Speakers emphasized that their plans to push Penn towards meeting the demands of the Gaza Solidarity Encampment would not end with the dismantling of the physical demonstration.

The encampment organizers' main demands are for the University to disclose its investments, divest from companies with ties to Israel, and defend pro-Palestinian students. The organizers have called for “full amnesty for all Penn and Philadelphia community members,” which would include lifting disciplinary measures against Penn student protesters.

“This is the dawn of something much greater, much larger, and the Penn administration — shame on them for thinking that just because they suspend six students, just because they give a disciplinary action to 12 students, just because they disband and use police brutality against their own students and members of their community — think that they can stop us. Because they won’t,” a Penn student and encampment organizer said.

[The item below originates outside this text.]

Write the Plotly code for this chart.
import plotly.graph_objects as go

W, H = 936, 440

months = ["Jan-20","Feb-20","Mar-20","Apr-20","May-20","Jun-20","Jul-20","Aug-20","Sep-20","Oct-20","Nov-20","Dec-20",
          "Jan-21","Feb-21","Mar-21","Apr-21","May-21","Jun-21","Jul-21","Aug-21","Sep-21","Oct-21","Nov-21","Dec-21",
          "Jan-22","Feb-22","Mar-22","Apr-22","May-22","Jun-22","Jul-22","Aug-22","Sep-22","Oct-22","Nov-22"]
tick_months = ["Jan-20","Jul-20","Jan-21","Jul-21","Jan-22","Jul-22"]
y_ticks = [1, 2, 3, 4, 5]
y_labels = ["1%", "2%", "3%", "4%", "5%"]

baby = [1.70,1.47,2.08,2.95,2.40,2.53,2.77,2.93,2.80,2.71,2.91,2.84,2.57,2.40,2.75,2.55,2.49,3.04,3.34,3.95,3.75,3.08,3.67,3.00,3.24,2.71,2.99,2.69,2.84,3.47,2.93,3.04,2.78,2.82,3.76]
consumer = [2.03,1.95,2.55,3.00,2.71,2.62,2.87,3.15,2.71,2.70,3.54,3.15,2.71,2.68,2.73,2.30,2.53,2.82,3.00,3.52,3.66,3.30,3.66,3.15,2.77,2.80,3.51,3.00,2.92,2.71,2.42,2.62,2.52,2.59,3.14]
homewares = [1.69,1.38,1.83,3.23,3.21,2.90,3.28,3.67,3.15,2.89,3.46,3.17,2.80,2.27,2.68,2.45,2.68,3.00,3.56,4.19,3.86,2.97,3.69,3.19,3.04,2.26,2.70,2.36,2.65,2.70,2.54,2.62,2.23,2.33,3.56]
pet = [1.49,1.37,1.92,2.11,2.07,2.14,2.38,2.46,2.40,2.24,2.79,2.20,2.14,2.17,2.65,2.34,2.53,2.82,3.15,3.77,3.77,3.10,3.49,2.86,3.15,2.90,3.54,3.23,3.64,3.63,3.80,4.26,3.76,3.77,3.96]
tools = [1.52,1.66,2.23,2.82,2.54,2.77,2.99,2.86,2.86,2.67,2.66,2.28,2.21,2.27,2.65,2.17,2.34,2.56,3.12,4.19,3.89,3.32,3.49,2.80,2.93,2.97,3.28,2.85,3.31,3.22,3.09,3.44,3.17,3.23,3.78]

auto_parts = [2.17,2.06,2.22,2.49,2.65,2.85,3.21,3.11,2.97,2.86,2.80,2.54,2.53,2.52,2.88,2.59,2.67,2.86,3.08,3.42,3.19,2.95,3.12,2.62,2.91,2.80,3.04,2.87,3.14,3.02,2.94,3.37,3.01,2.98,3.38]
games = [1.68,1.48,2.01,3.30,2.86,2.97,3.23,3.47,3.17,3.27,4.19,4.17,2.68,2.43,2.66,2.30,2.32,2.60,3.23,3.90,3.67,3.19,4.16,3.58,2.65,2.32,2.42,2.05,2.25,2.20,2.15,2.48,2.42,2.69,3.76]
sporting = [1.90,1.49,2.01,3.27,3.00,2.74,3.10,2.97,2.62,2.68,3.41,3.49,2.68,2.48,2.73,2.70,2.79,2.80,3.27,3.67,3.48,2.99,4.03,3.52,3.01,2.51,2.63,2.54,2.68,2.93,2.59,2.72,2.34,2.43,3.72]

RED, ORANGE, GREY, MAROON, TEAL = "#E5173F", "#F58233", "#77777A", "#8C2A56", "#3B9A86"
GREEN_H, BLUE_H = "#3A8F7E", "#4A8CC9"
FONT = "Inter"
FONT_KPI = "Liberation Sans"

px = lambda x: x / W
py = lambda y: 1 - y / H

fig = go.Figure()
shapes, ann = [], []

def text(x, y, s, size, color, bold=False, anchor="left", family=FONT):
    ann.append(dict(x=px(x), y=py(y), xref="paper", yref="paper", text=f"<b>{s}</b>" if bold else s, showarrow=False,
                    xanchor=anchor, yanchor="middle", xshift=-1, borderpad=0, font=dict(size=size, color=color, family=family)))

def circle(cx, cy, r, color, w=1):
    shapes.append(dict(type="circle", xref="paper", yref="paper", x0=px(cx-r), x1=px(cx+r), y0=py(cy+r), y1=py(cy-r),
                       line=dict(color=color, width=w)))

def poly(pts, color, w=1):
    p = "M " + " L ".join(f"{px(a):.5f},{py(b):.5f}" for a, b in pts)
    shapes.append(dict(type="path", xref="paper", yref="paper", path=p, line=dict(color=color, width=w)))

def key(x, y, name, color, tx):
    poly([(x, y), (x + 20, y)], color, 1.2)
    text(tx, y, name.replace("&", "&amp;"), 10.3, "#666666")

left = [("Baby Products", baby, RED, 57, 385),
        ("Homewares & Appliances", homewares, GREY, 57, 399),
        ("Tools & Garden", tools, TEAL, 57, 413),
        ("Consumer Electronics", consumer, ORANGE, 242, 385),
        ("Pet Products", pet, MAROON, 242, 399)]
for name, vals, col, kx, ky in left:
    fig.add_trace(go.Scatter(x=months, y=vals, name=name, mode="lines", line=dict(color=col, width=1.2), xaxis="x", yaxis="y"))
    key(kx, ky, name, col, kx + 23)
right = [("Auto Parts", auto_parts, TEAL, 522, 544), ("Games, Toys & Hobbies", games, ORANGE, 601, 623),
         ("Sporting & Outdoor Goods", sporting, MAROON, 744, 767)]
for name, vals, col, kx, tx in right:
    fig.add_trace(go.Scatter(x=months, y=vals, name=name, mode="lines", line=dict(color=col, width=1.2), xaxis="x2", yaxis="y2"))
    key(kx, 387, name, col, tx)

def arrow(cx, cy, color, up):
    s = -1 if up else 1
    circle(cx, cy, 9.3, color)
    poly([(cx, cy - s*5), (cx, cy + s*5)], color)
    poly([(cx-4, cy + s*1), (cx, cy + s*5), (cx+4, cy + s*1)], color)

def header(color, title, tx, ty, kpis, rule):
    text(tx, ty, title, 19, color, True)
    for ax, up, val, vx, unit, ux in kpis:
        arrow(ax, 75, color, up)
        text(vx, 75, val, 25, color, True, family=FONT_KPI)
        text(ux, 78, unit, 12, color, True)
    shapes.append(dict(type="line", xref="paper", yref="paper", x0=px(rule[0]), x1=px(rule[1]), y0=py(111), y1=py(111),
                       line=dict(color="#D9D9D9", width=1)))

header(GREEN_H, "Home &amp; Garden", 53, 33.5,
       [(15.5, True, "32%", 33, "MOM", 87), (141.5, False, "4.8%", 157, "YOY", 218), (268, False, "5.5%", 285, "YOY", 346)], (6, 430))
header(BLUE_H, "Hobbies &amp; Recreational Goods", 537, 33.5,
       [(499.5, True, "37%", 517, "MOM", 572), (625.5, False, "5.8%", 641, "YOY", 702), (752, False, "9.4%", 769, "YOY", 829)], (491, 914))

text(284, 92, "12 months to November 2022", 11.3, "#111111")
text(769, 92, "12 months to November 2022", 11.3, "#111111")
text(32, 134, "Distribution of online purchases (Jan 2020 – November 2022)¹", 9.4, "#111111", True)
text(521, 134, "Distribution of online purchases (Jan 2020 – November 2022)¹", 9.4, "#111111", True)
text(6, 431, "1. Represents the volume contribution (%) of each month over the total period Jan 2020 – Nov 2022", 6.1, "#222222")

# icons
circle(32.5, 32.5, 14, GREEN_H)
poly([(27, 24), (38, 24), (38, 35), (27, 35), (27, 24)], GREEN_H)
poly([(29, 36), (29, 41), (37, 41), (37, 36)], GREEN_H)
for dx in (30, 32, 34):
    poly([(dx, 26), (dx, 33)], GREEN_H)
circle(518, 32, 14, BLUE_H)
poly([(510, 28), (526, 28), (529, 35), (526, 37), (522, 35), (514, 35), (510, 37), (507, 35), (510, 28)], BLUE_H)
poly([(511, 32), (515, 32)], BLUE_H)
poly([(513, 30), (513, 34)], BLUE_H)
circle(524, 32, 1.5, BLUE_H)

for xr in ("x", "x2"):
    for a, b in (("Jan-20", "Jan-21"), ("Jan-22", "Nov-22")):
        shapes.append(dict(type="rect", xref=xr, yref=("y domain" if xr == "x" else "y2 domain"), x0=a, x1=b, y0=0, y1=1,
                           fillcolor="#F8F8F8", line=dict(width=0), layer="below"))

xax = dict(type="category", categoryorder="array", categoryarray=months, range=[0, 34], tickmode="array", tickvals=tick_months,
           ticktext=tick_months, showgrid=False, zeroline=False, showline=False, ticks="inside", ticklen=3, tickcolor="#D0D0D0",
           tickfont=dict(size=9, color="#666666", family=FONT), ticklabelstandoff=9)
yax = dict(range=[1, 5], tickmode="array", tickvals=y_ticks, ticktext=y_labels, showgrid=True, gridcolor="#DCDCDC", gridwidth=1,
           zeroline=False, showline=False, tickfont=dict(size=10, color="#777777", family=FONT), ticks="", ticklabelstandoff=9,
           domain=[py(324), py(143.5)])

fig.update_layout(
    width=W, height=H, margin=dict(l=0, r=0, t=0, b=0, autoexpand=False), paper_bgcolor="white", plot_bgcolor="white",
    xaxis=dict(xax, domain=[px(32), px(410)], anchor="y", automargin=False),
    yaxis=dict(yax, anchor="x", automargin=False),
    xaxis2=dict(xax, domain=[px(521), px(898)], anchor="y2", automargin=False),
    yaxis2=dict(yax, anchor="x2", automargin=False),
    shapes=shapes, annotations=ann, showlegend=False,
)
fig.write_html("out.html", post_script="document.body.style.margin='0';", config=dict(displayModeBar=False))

In a letter to the editor published by The Daily Pennsylvanian, members of Penn Faculty Against Antisemitism thanked University and city officials for clearing the encampment "to return our campus to a safe place for all students and faculty."

"Nobody wants our students to be harmed, and we do not wish to penalize anyone who is practicing their right to free expression," PAFA members wrote. "However, we are hopeful that the University will engage in a thorough and fair disciplinary process to ensure that students and faculty who are not adhering to the code of conduct face appropriate consequences for inciting hate and creating a threatening campus environment."